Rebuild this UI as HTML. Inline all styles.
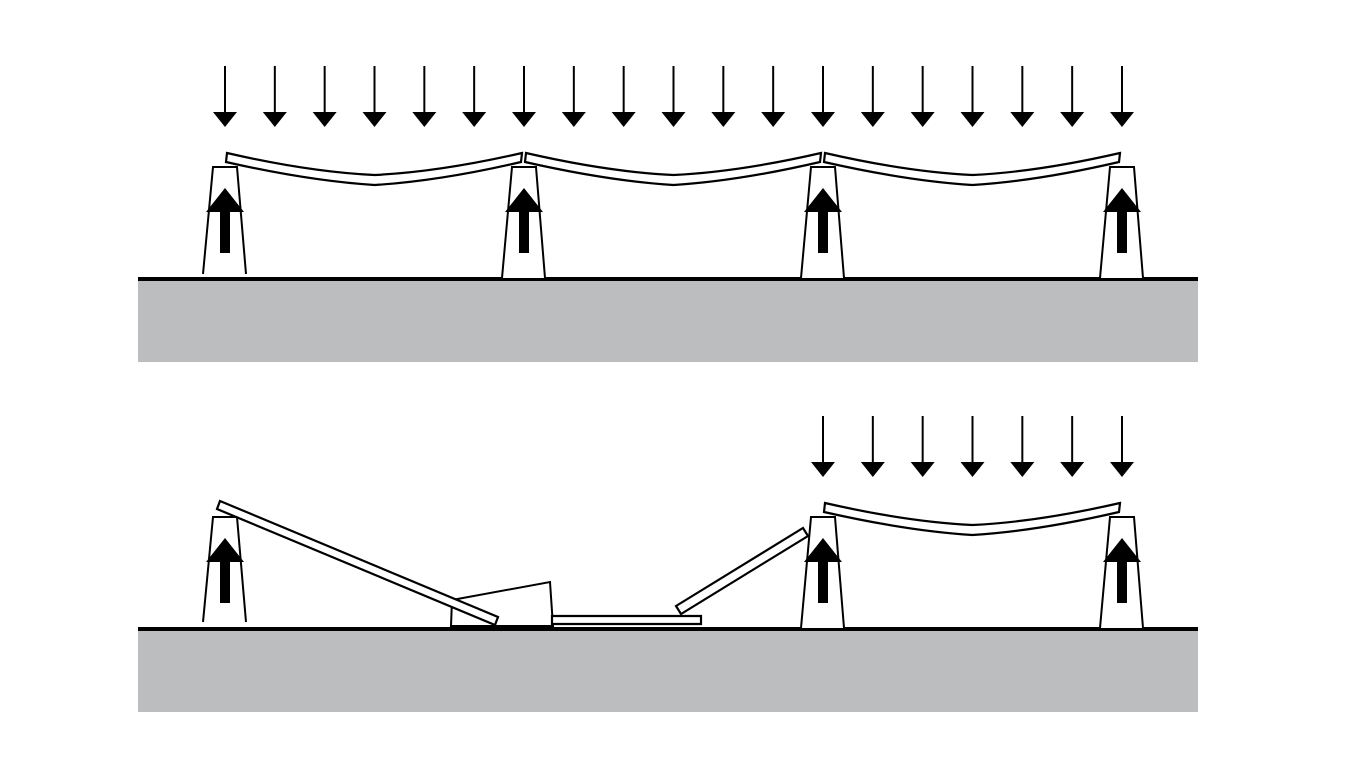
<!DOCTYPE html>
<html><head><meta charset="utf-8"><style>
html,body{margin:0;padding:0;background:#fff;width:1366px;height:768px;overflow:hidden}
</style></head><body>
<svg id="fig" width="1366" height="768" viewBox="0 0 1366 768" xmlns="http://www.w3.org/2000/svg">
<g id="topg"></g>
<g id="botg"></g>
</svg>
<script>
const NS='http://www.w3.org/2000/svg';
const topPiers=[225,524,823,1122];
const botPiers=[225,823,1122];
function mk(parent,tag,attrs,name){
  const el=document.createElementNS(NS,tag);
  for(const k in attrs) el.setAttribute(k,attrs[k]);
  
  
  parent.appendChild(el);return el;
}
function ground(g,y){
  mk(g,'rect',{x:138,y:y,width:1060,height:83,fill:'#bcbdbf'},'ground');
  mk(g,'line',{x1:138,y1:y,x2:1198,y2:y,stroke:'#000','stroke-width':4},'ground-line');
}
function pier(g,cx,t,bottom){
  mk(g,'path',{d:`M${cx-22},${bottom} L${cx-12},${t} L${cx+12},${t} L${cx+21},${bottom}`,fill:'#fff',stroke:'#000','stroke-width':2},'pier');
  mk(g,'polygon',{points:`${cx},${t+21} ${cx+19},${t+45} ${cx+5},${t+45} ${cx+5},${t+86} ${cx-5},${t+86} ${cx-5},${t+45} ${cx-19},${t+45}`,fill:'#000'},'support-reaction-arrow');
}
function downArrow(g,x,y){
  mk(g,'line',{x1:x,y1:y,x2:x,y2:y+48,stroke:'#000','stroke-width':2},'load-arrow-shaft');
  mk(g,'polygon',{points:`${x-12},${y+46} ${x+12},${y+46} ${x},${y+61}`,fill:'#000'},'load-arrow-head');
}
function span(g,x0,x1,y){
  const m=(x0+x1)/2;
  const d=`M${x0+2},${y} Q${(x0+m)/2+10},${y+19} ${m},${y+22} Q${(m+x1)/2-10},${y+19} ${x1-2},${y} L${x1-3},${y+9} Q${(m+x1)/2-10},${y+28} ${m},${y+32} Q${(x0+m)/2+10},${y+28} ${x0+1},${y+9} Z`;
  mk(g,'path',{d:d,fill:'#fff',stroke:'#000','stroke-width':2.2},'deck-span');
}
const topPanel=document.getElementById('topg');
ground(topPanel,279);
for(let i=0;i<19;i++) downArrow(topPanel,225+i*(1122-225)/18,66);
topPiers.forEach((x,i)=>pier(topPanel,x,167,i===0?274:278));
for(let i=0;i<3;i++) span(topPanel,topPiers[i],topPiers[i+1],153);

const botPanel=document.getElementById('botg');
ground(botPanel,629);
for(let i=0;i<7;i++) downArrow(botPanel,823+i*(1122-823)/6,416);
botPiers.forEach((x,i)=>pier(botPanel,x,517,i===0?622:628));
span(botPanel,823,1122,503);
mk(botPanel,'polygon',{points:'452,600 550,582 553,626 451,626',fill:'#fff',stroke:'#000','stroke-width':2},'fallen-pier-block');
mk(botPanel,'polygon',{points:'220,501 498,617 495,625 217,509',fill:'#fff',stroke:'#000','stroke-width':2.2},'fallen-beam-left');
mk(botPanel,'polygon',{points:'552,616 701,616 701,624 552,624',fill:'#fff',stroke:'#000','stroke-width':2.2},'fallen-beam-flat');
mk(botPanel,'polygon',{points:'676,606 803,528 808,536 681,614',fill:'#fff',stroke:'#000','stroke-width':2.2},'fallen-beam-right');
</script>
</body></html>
========================================
_WHAT IS ASKED:_ Transcribe the material exactly, leaving every picture out.

_TASK RESULT:_
Rebuild this UI as HTML. Inline all styles.
<!DOCTYPE html>
<html><head><meta charset="utf-8"><style>
html,body{margin:0;padding:0;background:#fff;width:1366px;height:768px;overflow:hidden}
</style></head><body>
<svg id="fig" width="1366" height="768" viewBox="0 0 1366 768" xmlns="http://www.w3.org/2000/svg">
<g id="topg"></g>
<g id="botg"></g>
</svg>
<script>
const NS='http://www.w3.org/2000/svg';
const topPiers=[225,524,823,1122];
const botPiers=[225,823,1122];
function mk(parent,tag,attrs,name){
  const el=document.createElementNS(NS,tag);
  for(const k in attrs) el.setAttribute(k,attrs[k]);
  
  
  parent.appendChild(el);return el;
}
function ground(g,y){
  mk(g,'rect',{x:138,y:y,width:1060,height:83,fill:'#bcbdbf'},'ground');
  mk(g,'line',{x1:138,y1:y,x2:1198,y2:y,stroke:'#000','stroke-width':4},'ground-line');
}
function pier(g,cx,t,bottom){
  mk(g,'path',{d:`M${cx-22},${bottom} L${cx-12},${t} L${cx+12},${t} L${cx+21},${bottom}`,fill:'#fff',stroke:'#000','stroke-width':2},'pier');
  mk(g,'polygon',{points:`${cx},${t+21} ${cx+19},${t+45} ${cx+5},${t+45} ${cx+5},${t+86} ${cx-5},${t+86} ${cx-5},${t+45} ${cx-19},${t+45}`,fill:'#000'},'support-reaction-arrow');
}
function downArrow(g,x,y){
  mk(g,'line',{x1:x,y1:y,x2:x,y2:y+48,stroke:'#000','stroke-width':2},'load-arrow-shaft');
  mk(g,'polygon',{points:`${x-12},${y+46} ${x+12},${y+46} ${x},${y+61}`,fill:'#000'},'load-arrow-head');
}
function span(g,x0,x1,y){
  const m=(x0+x1)/2;
  const d=`M${x0+2},${y} Q${(x0+m)/2+10},${y+19} ${m},${y+22} Q${(m+x1)/2-10},${y+19} ${x1-2},${y} L${x1-3},${y+9} Q${(m+x1)/2-10},${y+28} ${m},${y+32} Q${(x0+m)/2+10},${y+28} ${x0+1},${y+9} Z`;
  mk(g,'path',{d:d,fill:'#fff',stroke:'#000','stroke-width':2.2},'deck-span');
}
const topPanel=document.getElementById('topg');
ground(topPanel,279);
for(let i=0;i<19;i++) downArrow(topPanel,225+i*(1122-225)/18,66);
topPiers.forEach((x,i)=>pier(topPanel,x,167,i===0?274:278));
for(let i=0;i<3;i++) span(topPanel,topPiers[i],topPiers[i+1],153);

const botPanel=document.getElementById('botg');
ground(botPanel,629);
for(let i=0;i<7;i++) downArrow(botPanel,823+i*(1122-823)/6,416);
botPiers.forEach((x,i)=>pier(botPanel,x,517,i===0?622:628));
span(botPanel,823,1122,503);
mk(botPanel,'polygon',{points:'452,600 550,582 553,626 451,626',fill:'#fff',stroke:'#000','stroke-width':2},'fallen-pier-block');
mk(botPanel,'polygon',{points:'220,501 498,617 495,625 217,509',fill:'#fff',stroke:'#000','stroke-width':2.2},'fallen-beam-left');
mk(botPanel,'polygon',{points:'552,616 701,616 701,624 552,624',fill:'#fff',stroke:'#000','stroke-width':2.2},'fallen-beam-flat');
mk(botPanel,'polygon',{points:'676,606 803,528 808,536 681,614',fill:'#fff',stroke:'#000','stroke-width':2.2},'fallen-beam-right');
</script>
</body></html>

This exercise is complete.